Wallace: "I know a lot of people have complained about USC out here as well in kind of the same dilemma. They're also a school that is criticized for aiming high all the time. If they don't end up with Seantrel Henderson, they'll end up with a high-ranking all-regional 255-pound offensive center and that would be it. That's for a team that was viewed as needing offensive line help. … You have to make a decision if you're willing to wait next until next year to bring in people that are going to meet your exacting standards, or you have to decide, ‘Well, we're going to still need some players for the beneficial purposes of our program even if we don't think they're capable of being real stars later on.' It's just kind of an interesting approach. Sometimes you operate one way and sometimes you operate another. … You got one fantastic offensive lineman. The question then becomes, from a philosophy standpoint, do you want one Andrew Norwell or do you want three three-star guys? You just have to make that decision. What do you want? I don't really know what Ohio State's depth looks like, but it could turn out that one Andrew Norwell may be the Seantrel Henderson that goes to USC. … You never know what the future holds, but it's what makes this ranking business complicated."

What could end up surprising people in a good way about the Buckeyes' class of 2010?
Wallace: "I think that the defensive line area is kind of one of the most ambiguous parts of the team. There's no All-Americans there, so the first thing you do when you look at that position is say they don't have any All-Americans, but when you look at the guys that they do have, you see that some of them come with very good credentials.
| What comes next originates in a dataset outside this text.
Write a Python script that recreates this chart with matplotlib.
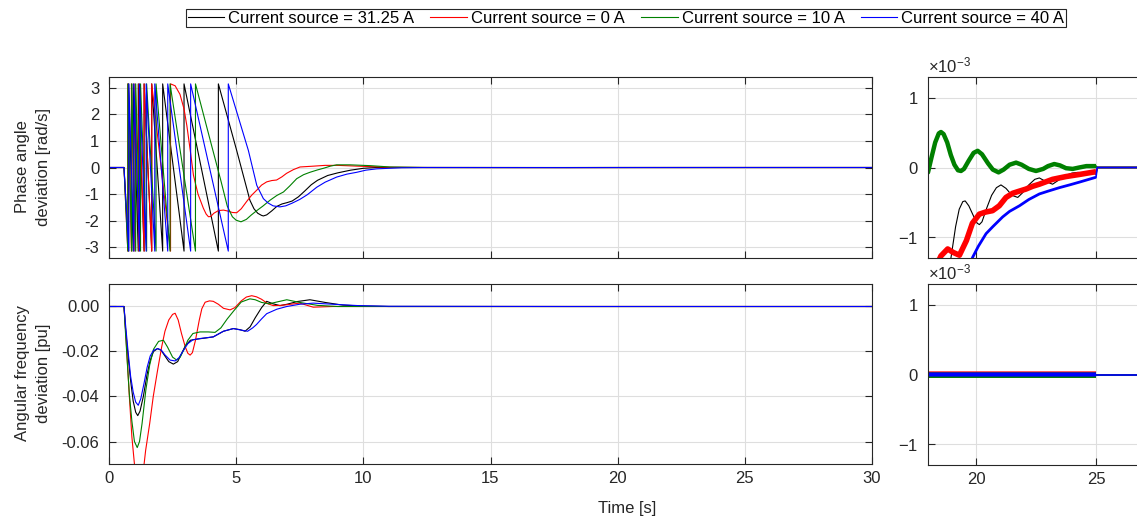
import matplotlib
matplotlib.use('Agg')
import matplotlib.pyplot as plt
import matplotlib.ticker as mticker
import numpy as np

plt.rcParams['font.family'] = ['Liberation Sans', 'DejaVu Sans']
plt.rcParams['mathtext.fontset'] = 'custom'
plt.rcParams['mathtext.rm'] = 'Liberation Sans'
plt.rcParams['axes.unicode_minus'] = False

labels = ["Current source = 31.25 A", "Current source = 0 A",
          "Current source = 10 A", "Current source = 40 A"]
colors = ["#000000", "#ff0000", "#008000", "#0000ff"]
PI = np.pi

# ---- phase angle deviation [rad/s] ----
# times where the wrapped phase hits -pi and jumps back to +pi
wraps_black = [0.77, 0.95, 1.15, 1.38, 1.68, 2.11, 2.95, 4.30]
wraps_red   = [0.74, 0.88, 1.02, 1.18, 1.38, 1.68, 2.42]
wraps_green = [0.74, 0.89, 1.05, 1.24, 1.48, 1.85, 2.40, 3.40]
wraps_blue  = [0.78, 0.98, 1.20, 1.46, 1.80, 2.31, 3.21, 4.69]

# settling part after the last wrap
tail_t_black = [4.60, 5.02, 5.54, 5.70, 5.85, 6.00, 6.07, 6.20, 6.40, 6.60, 6.80, 7.00, 7.20,
                7.45, 7.70, 7.95, 8.20, 8.60, 9.00, 9.50, 10.0, 10.5, 12.5]
tail_black   = [2.10, 0.64, -1.23, -1.55, -1.72, -1.80, -1.82, -1.78, -1.63, -1.46, -1.37,
                -1.32, -1.26, -1.10, -0.88, -0.65, -0.48, -0.30, -0.20, -0.10, -0.03, 0.0, 0.0]
tail_t_red = [2.60, 2.79, 2.95, 3.06, 3.20, 3.32, 3.50, 3.71, 3.82, 3.91, 4.00, 4.12, 4.30, 4.50,
              4.69, 4.85, 5.02, 5.20, 5.41, 5.60, 5.81, 6.00, 6.20, 6.40, 6.59, 6.80, 6.98, 7.25,
              7.51, 8.03, 8.50, 9.00, 9.80, 11.0, 12.5]
tail_red   = [3.07, 2.75, 2.20, 1.58, 0.60, -0.29, -1.00, -1.53, -1.75, -1.85, -1.84, -1.72,
              -1.62, -1.60, -1.64, -1.69, -1.70, -1.55, -1.28, -1.05, -0.85, -0.66, -0.54, -0.49,
              -0.47, -0.35, -0.22, -0.08, 0.02, 0.05, 0.08, 0.08, 0.05, 0.01, 0.0]
tail_t_green = [4.00, 4.40, 4.65, 4.85, 5.00, 5.19, 5.40, 5.60, 5.81, 6.05, 6.33, 6.60, 6.86,
                7.10, 7.38, 7.65, 7.90, 8.20, 8.43, 8.70, 8.95, 9.48, 10.26, 11.05, 12.5]
tail_green   = [0.95, -0.50, -1.45, -1.85, -1.98, -2.04, -1.95, -1.78, -1.62, -1.45, -1.23,
                -1.05, -0.92, -0.70, -0.42, -0.27, -0.18, -0.09, -0.03, 0.05, 0.10, 0.10, 0.07,
                0.02, 0.0]
tail_t_blue = [5.48, 5.81, 6.07, 6.25, 6.45, 6.72, 6.95, 7.20, 7.50, 7.80, 8.17, 8.50, 8.95,
               9.35, 9.74, 10.1, 10.53, 11.5, 12.5]
tail_blue   = [0.64, -0.67, -1.17, -1.33, -1.44, -1.48, -1.44, -1.34, -1.20, -1.02, -0.74,
               -0.55, -0.36, -0.25, -0.18, -0.10, -0.05, -0.01, 0.0]

# detail between 18 s and 25 s (x 1e-3)
zoom_t_black = [18.0, 18.6, 18.96, 19.15, 19.3, 19.45, 19.55, 19.7, 19.9, 20.05, 20.14, 20.25,
                20.45, 20.65, 20.85, 21.04, 21.25, 21.5, 21.74, 21.95, 22.2, 22.45, 22.64, 22.9,
                23.19, 23.45, 23.7, 24.0, 24.24, 24.6, 25.0]
zoom_black   = [-2.6, -1.9, -1.29, -0.85, -0.60, -0.49, -0.48, -0.55, -0.70, -0.80, -0.82,
                -0.78, -0.58, -0.40, -0.29, -0.25, -0.30, -0.40, -0.43, -0.36, -0.25, -0.17,
                -0.15, -0.20, -0.24, -0.18, -0.12, -0.08, -0.07, -0.08, -0.09]
zoom_t_red = [18.0, 18.3, 18.54, 18.82, 19.05, 19.31, 19.6, 19.85, 20.14, 20.4, 20.69, 20.97,
              21.25, 21.53, 21.8, 22.08, 22.36, 22.64, 23.19, 23.75, 24.31, 25.0]
zoom_red   = [-1.75, -1.45, -1.27, -1.17, -1.22, -1.26, -1.05, -0.80, -0.67, -0.64, -0.62,
              -0.55, -0.43, -0.37, -0.34, -0.31, -0.27, -0.24, -0.17, -0.13, -0.10, -0.06]
zoom_t_green = [18.0, 18.15, 18.3, 18.45, 18.54, 18.65, 18.8, 18.95, 19.1, 19.25, 19.375, 19.5,
                19.7, 19.9, 20.07, 20.25, 20.5, 20.7, 20.94, 21.15, 21.4, 21.67, 21.9, 22.2,
                22.5, 22.8, 23.0, 23.26, 23.5, 23.75, 24.03, 24.3, 24.6, 24.86, 25.0]
zoom_green   = [-0.07, 0.15, 0.36, 0.49, 0.51, 0.48, 0.36, 0.18, 0.04, -0.04, -0.05, -0.02,
                0.10, 0.21, 0.24, 0.19, 0.06, -0.03, -0.07, -0.03, 0.04, 0.07, 0.04, -0.02,
                -0.05, -0.02, 0.02, 0.05, 0.03, -0.01, -0.02, 0.0, 0.02, 0.02, 0.02]
zoom_t_blue = [18.0, 19.0, 19.5, 19.86, 20.1, 20.42, 20.7, 21.11, 21.4, 21.81, 22.2, 22.64,
               23.0, 23.47, 23.9, 24.31, 25.0]
zoom_blue   = [-3.0, -2.0, -1.6, -1.29, -1.13, -0.95, -0.85, -0.71, -0.63, -0.55, -0.46,
               -0.38, -0.34, -0.29, -0.25, -0.21, -0.14]

# ---- angular frequency deviation [pu] ----
freq_t_black = [0, 0.59, 0.65, 0.75, 0.85, 0.95, 1.05, 1.13, 1.22, 1.35, 1.5, 1.62, 1.75, 1.91,
                2.05, 2.2, 2.35, 2.53, 2.7, 2.85, 3.0, 3.2, 3.45, 3.8, 4.1, 4.5, 4.89, 5.15,
                5.35, 5.55, 5.75, 6.0, 6.2, 6.45, 6.72, 7.0, 7.4, 7.9, 8.5, 9.2, 10, 11, 18,
                25, 30]
freq_black   = [0, 0, -0.01, -0.022, -0.033, -0.042, -0.047, -0.0485, -0.0465, -0.04, -0.03,
                -0.024, -0.02, -0.0187, -0.0195, -0.022, -0.0245, -0.0256, -0.0245, -0.021,
                -0.0175, -0.015, -0.0145, -0.014, -0.0135, -0.011, -0.0098, -0.0103, -0.011,
                -0.009, -0.005, -0.0005, 0.0023, 0.0012, 0.0004, 0.001, 0.0022, 0.003, 0.0018,
                0.0006, 0.0002, 0, 0, 0, 0]
freq_t_red = [0, 0.59, 0.65, 0.7, 0.8, 0.9, 1.0, 1.1, 1.19, 1.28, 1.38, 1.44, 1.6, 1.74, 1.9,
              2.07, 2.2, 2.35, 2.5, 2.6, 2.72, 2.85, 3.0, 3.1, 3.19, 3.28, 3.4, 3.55, 3.65,
              3.78, 3.95, 4.1, 4.3, 4.5, 4.76, 4.95, 5.2, 5.4, 5.61, 5.8, 6.0, 6.25, 6.46,
              6.75, 7.0, 7.5, 8.03, 8.8, 10, 18, 25, 30]
freq_red   = [0, 0, -0.01, -0.02, -0.04, -0.058, -0.07, -0.0765, -0.078, -0.0765, -0.07,
              -0.064, -0.052, -0.04, -0.029, -0.018, -0.011, -0.006, -0.0035, -0.003, -0.006,
              -0.012, -0.018, -0.0208, -0.0216, -0.0205, -0.015, -0.006, -0.001, 0.0019,
              0.0025, 0.0023, 0.001, -0.0008, -0.0015, -0.0005, 0.0025, 0.0042, 0.0048,
              0.0043, 0.0032, 0.0012, 0.0004, 0.0005, 0.0008, 0.0015, -0.0003, 0.0, 0, 0, 0, 0]
freq_t_green = [0, 0.59, 0.65, 0.72, 0.8, 0.9, 1.0, 1.11, 1.2, 1.3, 1.45, 1.6, 1.75, 1.95,
                2.14, 2.3, 2.5, 2.66, 2.8, 2.95, 3.1, 3.3, 3.58, 3.9, 4.17, 4.4, 4.65, 4.9,
                5.2, 5.54, 5.75, 6.0, 6.3, 6.6, 6.99, 7.5, 8.2, 9.0, 10, 18, 25, 30]
freq_green   = [0, 0, -0.012, -0.025, -0.039, -0.051, -0.06, -0.0627, -0.06, -0.052, -0.037,
                -0.026, -0.019, -0.0155, -0.015, -0.018, -0.0225, -0.0238, -0.0225, -0.019,
                -0.015, -0.012, -0.0113, -0.0113, -0.0115, -0.0095, -0.0055, -0.002, 0.002,
                0.0034, 0.003, 0.0018, 0.0012, 0.002, 0.003, 0.0018, 0.0005, 0.0, 0.0,
                -0.00001, -0.00001, 0]
freq_t_blue = [0, 0.59, 0.65, 0.75, 0.85, 0.95, 1.05, 1.15, 1.25, 1.38, 1.5, 1.62, 1.75, 1.91,
               2.05, 2.2, 2.4, 2.6, 2.75, 2.9, 3.1, 3.3, 3.6, 4.1, 4.5, 4.89, 5.2, 5.45, 5.65,
               5.8, 6.0, 6.2, 6.6, 6.99, 7.5, 8.03, 8.8, 9.8, 11, 18, 25, 30]
freq_blue   = [0, 0, -0.008, -0.02, -0.031, -0.038, -0.0425, -0.0439, -0.041, -0.034, -0.027,
               -0.022, -0.0195, -0.0187, -0.0193, -0.0215, -0.0238, -0.0242, -0.0228, -0.02,
               -0.0165, -0.0148, -0.0142, -0.0135, -0.011, -0.0098, -0.0105, -0.011, -0.0095,
               -0.008, -0.0055, -0.0032, -0.0012, 0.0, 0.001, 0.0015, 0.001, 0.0004, 0.0001,
               0, 0, 0]


def phase_series(wraps, tail_t, tail_y, zoom_t, zoom_y):
    t = [0.0, 0.59, wraps[0]]
    y = [0.0, 0.0, -PI]
    for a, b in zip(wraps[:-1], wraps[1:]):
        t += [a, b]
        y += [PI, -PI]
    t.append(wraps[-1])
    y.append(PI)
    t += tail_t + zoom_t + [25.05, 30.0]
    y += tail_y + [v * 1e-3 for v in zoom_y] + [0.0, 0.0]
    return np.array(t), np.array(y)


phase = [
    phase_series(wraps_black, tail_t_black, tail_black, zoom_t_black, zoom_black),
    phase_series(wraps_red, tail_t_red, tail_red, zoom_t_red, zoom_red),
    phase_series(wraps_green, tail_t_green, tail_green, zoom_t_green, zoom_green),
    phase_series(wraps_blue, tail_t_blue, tail_blue, zoom_t_blue, zoom_blue),
]
freq = [
    (np.array(freq_t_black), np.array(freq_black)),
    (np.array(freq_t_red), np.array(freq_red)),
    (np.array(freq_t_green), np.array(freq_green)),
    (np.array(freq_t_blue), np.array(freq_blue)),
]

W, H = 1137, 518
fig = plt.figure(figsize=(W / 100, H / 100), dpi=100)
ax1 = fig.add_axes([109 / W, 1 - 258 / H, 763 / W, 181 / H])
ax2 = fig.add_axes([109 / W, 1 - 464 / H, 763 / W, 180 / H])
ax3 = fig.add_axes([928 / W, 1 - 258 / H, 288 / W, 181 / H])
ax4 = fig.add_axes([928 / W, 1 - 465 / H, 288 / W, 181 / H])

dark = "#262626"
for ax in (ax1, ax2, ax3, ax4):
    ax.set_facecolor("white")
    ax.grid(True, color="#dedede", linewidth=0.8)
    ax.set_axisbelow(True)
    for s in ax.spines.values():
        s.set_color(dark)
        s.set_linewidth(0.8)
    ax.tick_params(direction="in", length=5, width=0.8, colors=dark, labelsize=12,
                   top=True, right=True)
    ax.tick_params(axis="y", pad=7)
    ax.tick_params(axis="x", pad=5)

handles = []
for (t, y), c, lab in zip(phase, colors, labels):
    h, = ax1.plot(t, y, color=c, linewidth=0.8, label=lab)
    handles.append(h)
for (t, y), c in zip(freq, colors):
    ax2.plot(t, y, color=c, linewidth=0.8)

# zoomed panels: dense oscillations between 18 s and 25 s look like thick bands
thick_top = [0.8, 4.0, 3.2, 2.0]
thick_bot = [0.8, 4.5, 4.0, 3.0]
for ax, series, widths in ((ax3, phase, thick_top), (ax4, freq, thick_bot)):
    for (t, y), c, lw in zip(series, colors, widths):
        m = t <= 25.0
        ax.plot(t[m], y[m], color=c, linewidth=lw, solid_capstyle="butt")
        k = np.flatnonzero(m)[-1]
        ax.plot(t[k:], y[k:], color=c, linewidth=1.2)

ax1.set_xlim(0, 30)
ax1.set_ylim(-3.4, 3.4)
ax1.set_xticks(np.arange(0, 31, 5))
ax1.set_yticks(np.arange(-3, 4, 1))
ax1.tick_params(axis="x", labelbottom=False)

ax2.set_xlim(0, 30)
ax2.set_ylim(-0.07, 0.01)
ax2.set_xticks(np.arange(0, 31, 5))
ax2.set_yticks([-0.06, -0.04, -0.02, 0.0])
ax2.yaxis.set_major_formatter(mticker.FormatStrFormatter("%.2f"))

for ax in (ax3, ax4):
    ax.set_xlim(18, 30)
    ax.set_ylim(-1.3e-3, 1.3e-3)
    ax.set_xticks([20, 25])
    ax.set_yticks([-1e-3, 0, 1e-3])
    fmt = mticker.ScalarFormatter(useMathText=True)
    fmt.set_powerlimits((-2, 2))
    ax.yaxis.set_major_formatter(fmt)
    ax.yaxis.get_offset_text().set_fontsize(12)
    ax.yaxis.get_offset_text().set_color(dark)
ax3.tick_params(axis="x", labelbottom=False)

fig.text(33 / W, 1 - 167 / H, "Phase angle\ndeviation [rad/s]", rotation=90,
         ha="center", va="center", fontsize=12, linespacing=1.45, color=dark)
fig.text(33 / W, 1 - 373 / H, "Angular frequency\ndeviation [pu]", rotation=90,
         ha="center", va="center", fontsize=12, linespacing=1.45, color=dark)
fig.text(627 / W, 1 - 508 / H, "Time [s]", ha="center", va="center", fontsize=12,
         color=dark)

leg = fig.legend(handles, labels, loc="upper center", bbox_to_anchor=(626 / W, 1 - 9 / H),
                 ncol=4, fontsize=12, frameon=True, fancybox=False, framealpha=1,
                 edgecolor=dark, handlelength=2.2, handletextpad=0.25,
                 columnspacing=0.95, borderpad=0.1, borderaxespad=0)
leg.get_frame().set_linewidth(0.8)

fig.savefig("out.png", dpi=100)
Jamel Turner certainly does, J.T. Moore certainly does, Johnathan Hankins certainly does and Darryl Baldwin certainly does. So that's an area that looks solid rather than great, but sometimes those solid efforts turn out to be great. It's not like they were dipping down to the 102nd-best player in the Midwest to fill in their defensive line position. Their defensive line guys were all for the most part high-ranking all-regional players."

Trieu: "Guys that you look back four years from now and go, ‘Where did this guy come from? Why was this guy a two-star or a three-star?' I think there are a few of those in this class. Verlon Reed just kind of came onto the scene late. We think he's an outstanding athlete and an outstanding player. He's one of the guys who you could see outperforming his ranking in a few years. I think Darryl Baldwin is a guy who got ranked a little bit lower because when we saw him as a junior, we thought he had great potential but we thought he had a ways to go yet. I think he made a lot of improvements and then he had an outstanding senior season, so we moved him up some. We couldn't move him up quite as high because every time you move up a guy you have to move someone else down. We were able to move him up quite a ways but maybe not quite as high as he deserved given the senior year that he had. He's another guy whose stock is on the rise. They picked up a has a lot of potential who is just starting to figure it out and getting better every day, and that's key with a guy like him."